Data Center Market Set Records Across Indicators in 2025, CBRE Reports

The North American data center sector set records across nearly every major indicator in 2025, reflecting a surge in leasing activity and unprecedented take up of newly built facilities, according to CBRE, Dallas.

The firm’s latest North America Data Center Trend Report found that across the country’s eight primary data center markets–northern Virginia, Dallas-Fort Worth, Silicon Valley, Chicago, Phoenix, New York Tri-State, Atlanta and Hillsboro, Ore.–data center users absorbed 2,497.6 megawatts in 2025, up 38% from 1,809.5 MW in 2024. (There are also eight secondary North American data center markets: central Washington, Austin-San Antonio, southern California, Seattle, Houston, Denver, Minneapolis and Charlotte – Raleigh.)

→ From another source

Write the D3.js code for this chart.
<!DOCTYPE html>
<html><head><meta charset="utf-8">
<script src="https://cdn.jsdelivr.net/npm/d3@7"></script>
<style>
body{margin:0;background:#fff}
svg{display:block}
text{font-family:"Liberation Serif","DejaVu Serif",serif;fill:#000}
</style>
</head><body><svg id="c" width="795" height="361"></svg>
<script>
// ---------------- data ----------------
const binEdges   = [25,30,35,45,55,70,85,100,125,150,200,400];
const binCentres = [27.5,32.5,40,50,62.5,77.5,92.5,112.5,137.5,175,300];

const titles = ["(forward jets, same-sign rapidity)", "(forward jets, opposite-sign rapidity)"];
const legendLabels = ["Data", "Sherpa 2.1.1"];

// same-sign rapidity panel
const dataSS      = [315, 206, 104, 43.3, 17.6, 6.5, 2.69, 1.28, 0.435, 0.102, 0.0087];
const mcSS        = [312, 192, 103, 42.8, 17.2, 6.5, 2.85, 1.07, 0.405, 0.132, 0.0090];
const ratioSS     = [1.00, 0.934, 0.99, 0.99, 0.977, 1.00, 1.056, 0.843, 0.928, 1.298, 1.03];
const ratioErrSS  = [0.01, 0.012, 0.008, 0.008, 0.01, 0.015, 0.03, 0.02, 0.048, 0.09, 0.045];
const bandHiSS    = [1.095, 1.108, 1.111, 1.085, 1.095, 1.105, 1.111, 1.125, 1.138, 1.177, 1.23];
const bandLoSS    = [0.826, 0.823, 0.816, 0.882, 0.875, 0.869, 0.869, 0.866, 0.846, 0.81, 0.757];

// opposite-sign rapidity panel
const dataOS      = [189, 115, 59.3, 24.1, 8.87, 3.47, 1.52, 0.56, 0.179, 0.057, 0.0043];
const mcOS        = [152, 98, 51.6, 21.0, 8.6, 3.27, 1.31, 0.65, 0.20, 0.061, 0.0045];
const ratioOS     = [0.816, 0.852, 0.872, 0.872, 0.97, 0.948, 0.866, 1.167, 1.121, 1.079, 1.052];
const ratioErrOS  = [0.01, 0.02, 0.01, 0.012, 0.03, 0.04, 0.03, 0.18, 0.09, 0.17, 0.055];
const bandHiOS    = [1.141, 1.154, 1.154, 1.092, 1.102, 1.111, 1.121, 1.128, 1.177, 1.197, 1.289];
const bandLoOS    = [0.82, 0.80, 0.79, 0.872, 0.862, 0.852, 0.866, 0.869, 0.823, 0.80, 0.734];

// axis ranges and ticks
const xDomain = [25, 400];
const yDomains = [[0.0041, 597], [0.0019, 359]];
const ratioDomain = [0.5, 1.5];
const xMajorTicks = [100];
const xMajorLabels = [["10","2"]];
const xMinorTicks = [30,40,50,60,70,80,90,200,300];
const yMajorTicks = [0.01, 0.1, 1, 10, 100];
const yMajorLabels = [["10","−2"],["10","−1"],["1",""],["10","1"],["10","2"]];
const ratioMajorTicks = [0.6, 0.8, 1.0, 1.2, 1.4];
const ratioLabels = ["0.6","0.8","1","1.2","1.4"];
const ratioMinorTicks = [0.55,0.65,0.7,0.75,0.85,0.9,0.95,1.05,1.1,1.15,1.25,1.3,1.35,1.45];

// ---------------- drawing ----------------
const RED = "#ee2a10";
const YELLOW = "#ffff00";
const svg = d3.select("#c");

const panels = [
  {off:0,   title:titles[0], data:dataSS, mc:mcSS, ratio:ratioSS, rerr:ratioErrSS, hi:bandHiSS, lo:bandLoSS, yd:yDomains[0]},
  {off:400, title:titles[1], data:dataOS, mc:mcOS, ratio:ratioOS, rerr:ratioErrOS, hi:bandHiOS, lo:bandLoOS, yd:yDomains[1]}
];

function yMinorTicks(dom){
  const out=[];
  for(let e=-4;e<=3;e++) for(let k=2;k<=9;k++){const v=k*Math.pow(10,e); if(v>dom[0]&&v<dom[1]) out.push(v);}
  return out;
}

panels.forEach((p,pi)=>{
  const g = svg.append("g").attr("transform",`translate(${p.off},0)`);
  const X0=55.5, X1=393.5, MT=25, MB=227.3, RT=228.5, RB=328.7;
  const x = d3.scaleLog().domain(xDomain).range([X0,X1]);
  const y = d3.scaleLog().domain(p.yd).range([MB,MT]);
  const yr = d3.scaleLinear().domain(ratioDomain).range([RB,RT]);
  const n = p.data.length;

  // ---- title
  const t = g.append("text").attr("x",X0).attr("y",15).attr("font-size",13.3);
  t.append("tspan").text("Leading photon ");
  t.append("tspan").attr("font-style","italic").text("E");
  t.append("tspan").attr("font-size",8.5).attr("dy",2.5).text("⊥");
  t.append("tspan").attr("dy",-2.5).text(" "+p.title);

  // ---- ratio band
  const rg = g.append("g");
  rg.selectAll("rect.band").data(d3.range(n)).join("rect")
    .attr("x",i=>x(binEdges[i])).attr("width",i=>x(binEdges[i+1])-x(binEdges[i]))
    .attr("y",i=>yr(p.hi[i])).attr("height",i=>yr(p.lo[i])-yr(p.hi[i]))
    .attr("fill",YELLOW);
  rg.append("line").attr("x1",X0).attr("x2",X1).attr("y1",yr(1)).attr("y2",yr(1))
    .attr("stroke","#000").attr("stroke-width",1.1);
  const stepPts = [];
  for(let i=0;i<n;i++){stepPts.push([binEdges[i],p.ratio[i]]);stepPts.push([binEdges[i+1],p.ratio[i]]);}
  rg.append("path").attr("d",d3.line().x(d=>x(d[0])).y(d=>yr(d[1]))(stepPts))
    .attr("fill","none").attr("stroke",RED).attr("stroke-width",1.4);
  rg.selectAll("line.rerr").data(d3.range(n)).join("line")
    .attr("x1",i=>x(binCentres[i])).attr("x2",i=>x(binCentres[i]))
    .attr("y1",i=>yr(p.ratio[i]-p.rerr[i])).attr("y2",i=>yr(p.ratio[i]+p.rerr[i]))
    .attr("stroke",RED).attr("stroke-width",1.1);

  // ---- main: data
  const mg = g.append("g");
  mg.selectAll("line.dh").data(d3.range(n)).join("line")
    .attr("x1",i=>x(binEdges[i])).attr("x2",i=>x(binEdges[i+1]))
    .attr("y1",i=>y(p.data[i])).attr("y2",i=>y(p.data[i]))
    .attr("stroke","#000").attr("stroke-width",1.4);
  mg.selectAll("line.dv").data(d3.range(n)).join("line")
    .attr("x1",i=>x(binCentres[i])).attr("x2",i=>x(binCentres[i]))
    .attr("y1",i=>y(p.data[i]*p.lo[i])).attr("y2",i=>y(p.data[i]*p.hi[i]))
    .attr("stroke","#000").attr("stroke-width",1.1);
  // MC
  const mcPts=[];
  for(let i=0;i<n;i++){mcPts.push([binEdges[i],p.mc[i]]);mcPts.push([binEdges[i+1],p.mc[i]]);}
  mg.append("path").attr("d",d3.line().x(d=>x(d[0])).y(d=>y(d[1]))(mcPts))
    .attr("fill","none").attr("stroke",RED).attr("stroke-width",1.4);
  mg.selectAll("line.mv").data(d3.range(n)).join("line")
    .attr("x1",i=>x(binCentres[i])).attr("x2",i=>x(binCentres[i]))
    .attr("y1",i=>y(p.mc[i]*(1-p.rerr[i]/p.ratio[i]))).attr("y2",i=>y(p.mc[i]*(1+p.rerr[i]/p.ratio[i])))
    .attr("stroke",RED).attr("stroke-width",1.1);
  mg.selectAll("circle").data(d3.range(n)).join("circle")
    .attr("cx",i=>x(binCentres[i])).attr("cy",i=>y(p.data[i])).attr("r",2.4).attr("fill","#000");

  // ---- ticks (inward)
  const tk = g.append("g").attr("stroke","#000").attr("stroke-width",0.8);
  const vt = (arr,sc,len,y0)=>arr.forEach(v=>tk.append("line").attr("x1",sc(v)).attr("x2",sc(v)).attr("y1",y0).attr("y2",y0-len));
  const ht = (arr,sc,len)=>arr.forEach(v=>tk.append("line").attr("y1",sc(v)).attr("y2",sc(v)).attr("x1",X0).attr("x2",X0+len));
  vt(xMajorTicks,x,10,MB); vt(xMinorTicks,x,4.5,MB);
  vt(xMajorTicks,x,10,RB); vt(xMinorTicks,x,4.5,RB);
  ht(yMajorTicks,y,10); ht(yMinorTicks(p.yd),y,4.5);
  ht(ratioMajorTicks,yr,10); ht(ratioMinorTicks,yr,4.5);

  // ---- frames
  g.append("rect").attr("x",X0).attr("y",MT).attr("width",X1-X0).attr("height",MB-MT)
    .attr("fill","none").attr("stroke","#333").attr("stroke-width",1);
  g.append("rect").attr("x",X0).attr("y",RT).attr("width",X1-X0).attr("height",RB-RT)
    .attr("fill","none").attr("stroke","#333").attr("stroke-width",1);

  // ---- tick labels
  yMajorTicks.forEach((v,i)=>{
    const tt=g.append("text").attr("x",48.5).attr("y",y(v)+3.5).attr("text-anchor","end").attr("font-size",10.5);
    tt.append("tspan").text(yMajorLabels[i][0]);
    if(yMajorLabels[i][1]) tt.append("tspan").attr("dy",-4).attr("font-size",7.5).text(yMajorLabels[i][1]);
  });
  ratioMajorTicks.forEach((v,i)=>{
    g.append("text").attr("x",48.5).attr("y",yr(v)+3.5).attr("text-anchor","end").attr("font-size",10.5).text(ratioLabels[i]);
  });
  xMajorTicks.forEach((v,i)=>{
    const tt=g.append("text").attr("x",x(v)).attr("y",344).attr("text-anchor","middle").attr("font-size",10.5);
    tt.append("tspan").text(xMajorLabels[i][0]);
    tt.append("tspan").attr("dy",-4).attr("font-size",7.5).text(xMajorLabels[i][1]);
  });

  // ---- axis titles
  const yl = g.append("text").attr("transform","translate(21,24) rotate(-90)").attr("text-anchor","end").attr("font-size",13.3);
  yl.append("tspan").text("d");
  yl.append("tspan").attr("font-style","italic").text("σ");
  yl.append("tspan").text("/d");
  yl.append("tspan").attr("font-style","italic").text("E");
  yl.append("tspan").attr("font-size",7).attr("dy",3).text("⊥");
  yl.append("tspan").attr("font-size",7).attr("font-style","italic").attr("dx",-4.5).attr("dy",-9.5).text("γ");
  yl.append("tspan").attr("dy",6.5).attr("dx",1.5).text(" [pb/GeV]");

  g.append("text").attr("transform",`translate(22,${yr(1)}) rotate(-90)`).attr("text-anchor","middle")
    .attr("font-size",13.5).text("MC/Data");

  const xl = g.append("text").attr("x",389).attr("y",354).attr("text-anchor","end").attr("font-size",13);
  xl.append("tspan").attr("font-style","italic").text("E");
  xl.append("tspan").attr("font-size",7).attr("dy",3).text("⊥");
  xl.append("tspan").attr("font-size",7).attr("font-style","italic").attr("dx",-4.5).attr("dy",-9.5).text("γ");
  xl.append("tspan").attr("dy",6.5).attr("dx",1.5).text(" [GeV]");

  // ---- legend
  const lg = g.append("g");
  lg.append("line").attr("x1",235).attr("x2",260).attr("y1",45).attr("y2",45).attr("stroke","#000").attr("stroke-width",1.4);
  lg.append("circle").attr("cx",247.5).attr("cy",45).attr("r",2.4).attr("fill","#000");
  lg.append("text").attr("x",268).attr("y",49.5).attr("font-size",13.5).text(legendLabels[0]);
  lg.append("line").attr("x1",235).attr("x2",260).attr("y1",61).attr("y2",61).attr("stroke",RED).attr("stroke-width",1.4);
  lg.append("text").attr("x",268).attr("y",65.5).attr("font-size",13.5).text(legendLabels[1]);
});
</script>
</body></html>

Northern Virginia reclaimed its spot as the national leader, reaching 1,102 MW of net absorption, more than doubling the 451.7 MW absorbed in 2024. Atlanta had claimed the top spot in 2024.

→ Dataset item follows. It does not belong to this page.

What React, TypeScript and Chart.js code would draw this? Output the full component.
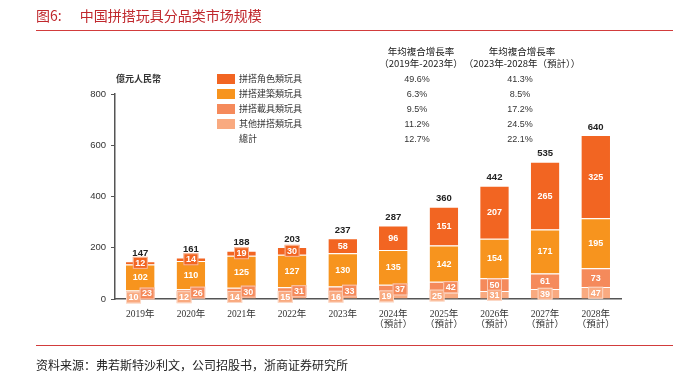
import React, { useEffect, useRef } from 'react';
import { Chart, registerables } from 'chart.js';

Chart.register(...registerables);

const years = ['2019年', '2020年', '2021年', '2022年', '2023年', '2024年', '2025年', '2026年', '2027年', '2028年'];
const forecastNote = '（預計）';
const forecastFrom = 5;

const otherToys = [10, 12, 14, 15, 16, 19, 25, 31, 39, 47];
const vehicleToys = [23, 26, 30, 31, 33, 37, 42, 50, 61, 73];
const buildingToys = [102, 110, 125, 127, 130, 135, 142, 154, 171, 195];
const characterToys = [12, 14, 19, 30, 58, 96, 151, 207, 265, 325];
const totals = [147, 161, 188, 203, 237, 287, 360, 442, 535, 640];

const legendNames = ['拼搭角色類玩具', '拼搭建築類玩具', '拼搭載具類玩具', '其他拼搭類玩具', '總計'];
const cagr2019to2023 = ['49.6%', '6.3%', '9.5%', '11.2%', '12.7%'];
const cagr2023to2028 = ['41.3%', '8.5%', '17.2%', '24.5%', '22.1%'];
const headerCol1 = ['年均複合增長率', '（2019年-2023年）'];
const headerCol2 = ['年均複合增長率', '（2023年-2028年（預計））'];

const COLORS = {
  character: '#F26522',
  building: '#F7941E',
  vehicle: '#F58A5B',
  other: '#F9AA80',
};
const legendColors = [COLORS.character, COLORS.building, COLORS.vehicle, COLORS.other, null];

const SANS = '"Liberation Sans", Arial, sans-serif';
const CJK = '"Noto Sans CJK SC", "Noto Sans CJK TC", sans-serif';

const labelPlugin = {
  id: 'segLabels',
  afterDatasetsDraw(chart: any) {
    const ctx = chart.ctx as CanvasRenderingContext2D;
    ctx.save();
    const nds = chart.data.datasets.length;
    for (let di = 0; di < nds; di++) {
      const ds = chart.data.datasets[di];
      const meta = chart.getDatasetMeta(di);
      meta.data.forEach((bar: any, i: number) => {
        const p = bar.getProps(['x', 'y', 'base', 'width'], true);
        const val = ds.data[i];
        const text = String(val);
        ctx.font = 'bold 9px ' + SANS;
        const tw = ctx.measureText(text).width;
        const bw = tw + 5;
        const bh = 12;
        const h = p.base - p.y;
        let cx = p.x;
        const cy = (p.y + p.base) / 2;
        let boxed = h < 14;
        if (i < 7 && di === 0) {
          cx = p.x - p.width / 2 + bw / 2;
          boxed = true;
        }
        if (i < 7 && di === 1) {
          cx = p.x + p.width / 2 - bw / 2;
          boxed = true;
        }
        if (boxed) {
          ctx.fillStyle = ds.backgroundColor;
          ctx.fillRect(cx - bw / 2, cy - bh / 2, bw, bh);
          ctx.strokeStyle = 'rgba(255,255,255,0.55)';
          ctx.lineWidth = 1;
          ctx.strokeRect(cx - bw / 2 + 0.5, cy - bh / 2 + 0.5, bw - 1, bh - 1);
        }
        ctx.fillStyle = '#ffffff';
        ctx.textAlign = 'center';
        ctx.textBaseline = 'middle';
        ctx.fillText(text, cx, cy + 0.5);
      });
    }
    const topMeta = chart.getDatasetMeta(nds - 1);
    topMeta.data.forEach((bar: any, i: number) => {
      const p = bar.getProps(['x', 'y'], true);
      ctx.font = 'bold 9.5px ' + SANS;
      ctx.fillStyle = '#222';
      ctx.textAlign = 'center';
      ctx.textBaseline = 'middle';
      ctx.fillText(String(totals[i]), p.x, p.y - 8);
    });
    ctx.restore();
  },
};

export default function App() {
  const ref = useRef<HTMLCanvasElement>(null);

  useEffect(() => {
    const labels = years.map((y, i) => (i >= forecastFrom ? [y, forecastNote] : y));
    const common = {
      categoryPercentage: 1,
      barPercentage: 0.565,
      borderColor: '#ffffff',
      borderWidth: { top: 1, bottom: 0, left: 0, right: 0 },
      borderSkipped: false,
    };
    const chart = new Chart(ref.current!, {
      type: 'bar',
      data: {
        labels,
        datasets: [
          { label: legendNames[3], data: otherToys, backgroundColor: COLORS.other, ...common },
          { label: legendNames[2], data: vehicleToys, backgroundColor: COLORS.vehicle, ...common },
          { label: legendNames[1], data: buildingToys, backgroundColor: COLORS.building, ...common },
          { label: legendNames[0], data: characterToys, backgroundColor: COLORS.character, ...common },
        ],
      } as any,
      options: {
        responsive: false,
        animation: false,
        devicePixelRatio: 1,
        layout: { padding: { left: 0, right: 52, top: 94, bottom: 0 } },
        plugins: {
          legend: { display: false },
          tooltip: { enabled: false },
          title: { display: false },
        },
        scales: {
          x: {
            stacked: true,
            grid: { display: false },
            border: { display: true, color: '#555', width: 1.5 },
            ticks: {
              font: { family: '"Liberation Serif", "Noto Sans CJK SC", serif', size: 9.5, lineHeight: 1.1 },
              color: '#333',
              padding: 2,
              maxRotation: 0,
              autoSkip: false,
            },
            afterFit: (s: any) => {
              s.height = 78;
            },
          },
          y: {
            stacked: true,
            min: 0,
            max: 800,
            ticks: { stepSize: 200, font: { family: SANS, size: 9.5 }, color: '#333', padding: 5 },
            grid: { drawOnChartArea: false, drawTicks: true, tickLength: 4, color: '#555' },
            border: { display: true, color: '#555', width: 1.5 },
            afterFit: (s: any) => {
              s.width = 115;
            },
          },
        },
      } as any,
      plugins: [labelPlugin],
    });
    return () => chart.destroy();
  }, []);

  const rowY = [78.5, 93.5, 108.5, 123.5, 139];

  return (
    <div style={{ position: 'absolute', left: 0, top: 0, width: 673, height: 377, background: '#fff', overflow: 'hidden' }}>
      <canvas ref={ref} width={673} height={377} style={{ position: 'absolute', left: 0, top: 0, width: 673, height: 377 }} />
      <div style={{ position: 'absolute', left: 36, top: 6, lineHeight: '18px', fontSize: 14, fontFamily: CJK, color: '#C0282D', whiteSpace: 'nowrap' }}>
        <span>图6:</span>
        <span style={{ marginLeft: 18 }}>中国拼搭玩具分品类市场规模</span>
      </div>
      <div style={{ position: 'absolute', left: 36, top: 30, width: 637, height: 1, background: '#D23C3C' }} />
      <div style={{ position: 'absolute', left: 116, top: 72, lineHeight: '14px', fontSize: 9, fontWeight: 'bold', fontFamily: CJK, color: '#333', whiteSpace: 'nowrap' }}>
        億元人民幣
      </div>
      {[headerCol1, headerCol2].map((lines, c) =>
        lines.map((t, r) => (
          <div
            key={'h' + c + r}
            style={{
              position: 'absolute',
              left: c === 0 ? 421 : 522,
              top: (r === 0 ? 51 : 62.5) - 7,
              transform: 'translateX(-50%)',
              lineHeight: '14px',
              fontSize: 9.5,
              fontFamily: CJK,
              color: '#222',
              whiteSpace: 'nowrap',
            }}
          >
            {t}
          </div>
        ))
      )}
      {legendNames.map((name, i) => (
        <React.Fragment key={'l' + i}>
          {legendColors[i] && (
            <div style={{ position: 'absolute', left: 217, top: rowY[i] - 5, width: 18, height: 10, background: legendColors[i] as string }} />
          )}
          <div style={{ position: 'absolute', left: 239, top: rowY[i] - 7, lineHeight: '14px', fontSize: 9, fontFamily: CJK, color: '#333', whiteSpace: 'nowrap' }}>
            {name}
          </div>
          <div style={{ position: 'absolute', left: 417, top: rowY[i] - 7, transform: 'translateX(-50%)', lineHeight: '14px', fontSize: 9, fontFamily: SANS, color: '#333', whiteSpace: 'nowrap' }}>
            {cagr2019to2023[i]}
          </div>
          <div style={{ position: 'absolute', left: 520, top: rowY[i] - 7, transform: 'translateX(-50%)', lineHeight: '14px', fontSize: 9, fontFamily: SANS, color: '#333', whiteSpace: 'nowrap' }}>
            {cagr2023to2028[i]}
          </div>
        </React.Fragment>
      ))}
      <div style={{ position: 'absolute', left: 36, top: 345, width: 637, height: 1, background: '#D23C3C' }} />
      <div style={{ position: 'absolute', left: 36, top: 356, lineHeight: '18px', fontSize: 12, fontFamily: CJK, color: '#222', whiteSpace: 'nowrap' }}>
        资料来源：弗若斯特沙利文，公司招股书，浙商证券研究所
      </div>
    </div>
  );
}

Nationally, the data center vacancy rate fell to a historic low of 1.4%, even amid a 36% increase in total capacity (9,432 MW), emphasizing the speed at which users are moving into newly built space.

“The surge in leasing across North America reflects how quickly businesses and consumers are adopting AI-powered tools and digital services,” said Pat Lynch, executive managing director of CBRE Data Center Solutions. “Demand is outpacing supply, while power and supply chain shortages are reinforcing a power-first approach that prioritizes sites with the fastest path to power. Ultimately, unlocking additional supply will depend on power availability timelines, approvals for on-site generation, and greater investment in transmission infrastructure.”

CBRE found that the national average lease rate rose by 6.5% year-over-year to $194.95 per kW/month, the fourth straight annual increase. “While last year’s increase was modest compared to the double-digit percentage jumps seen since 2022, limited availability and rising construction costs are still pushing prices upward,” the report said.

But despite record demand, construction activity declined for the first time since 2020 due to extended timelines tied to permitting, zoning approvals and sourcing adequate power. Capacity under construction fell to 5,994.4 MW at year end from 6,350.1 MW at the end of 2024, CBRE reported.